3.delaunayn 、trimesh
这是涉及三角形划分的matlab功能,感觉挺使用的。一方面,有限元方法需要网格划分,有这些函数,如虎添翼,另外在matlab实现三维的类似OpenGL的显示、操作等,使用patch最方便了,而patch最方便的使用方法是传入点和面,而如何构造点和面呢,这里给出了很好的答案。
4.deps = sqrt ( eps ) * h0; % 微小变化dx
dgradx = ( feval_r(fd,[p(ix,1)+deps,p(ix,2)],varargin{:}) - d(ix) ) / deps;
这个相当于是求函数微分、梯度,本来matlab函数传入的量是离散的,感觉顶多求差分,突然发现这种想法太简单了,函数的定义域是连续的,连续的就可以求微分,这里提供了一种很好方法。

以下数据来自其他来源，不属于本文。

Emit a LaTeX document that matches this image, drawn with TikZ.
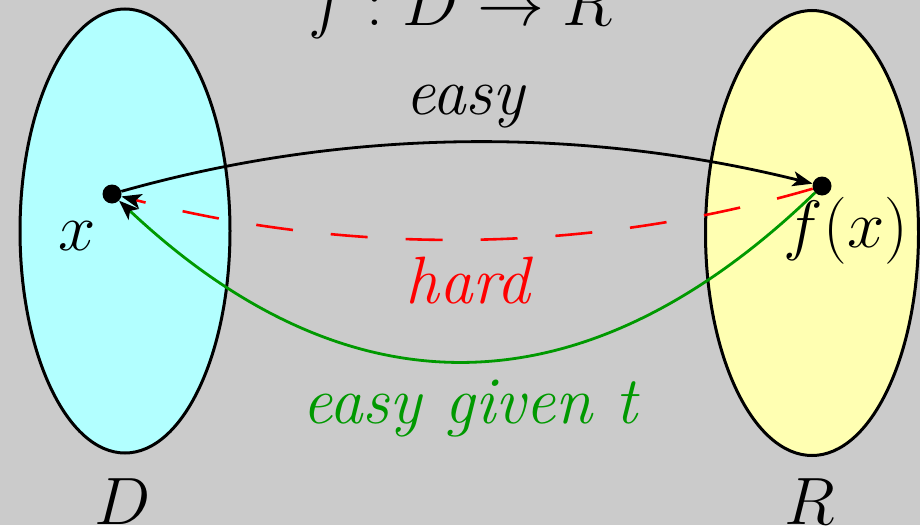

这也提供了一种很好的提示,以前一直拿c、c++的编程思想用matlab,现在发现使用matlab的更有效率的方法是使用数学函数的思想,matlab的函数不是c、c++中响应函数的那个函数,而是定义在实数域上的数学函数,用来处理各种数学问题。也可能是之前理解c、c++中的函数就应该用这种思想吧!
此程序中就实现了各种数学意义上的计算,如求点到线的距离、求梯度、算分量等,看了这个程序,才感觉matlab确实是数学的语言工具。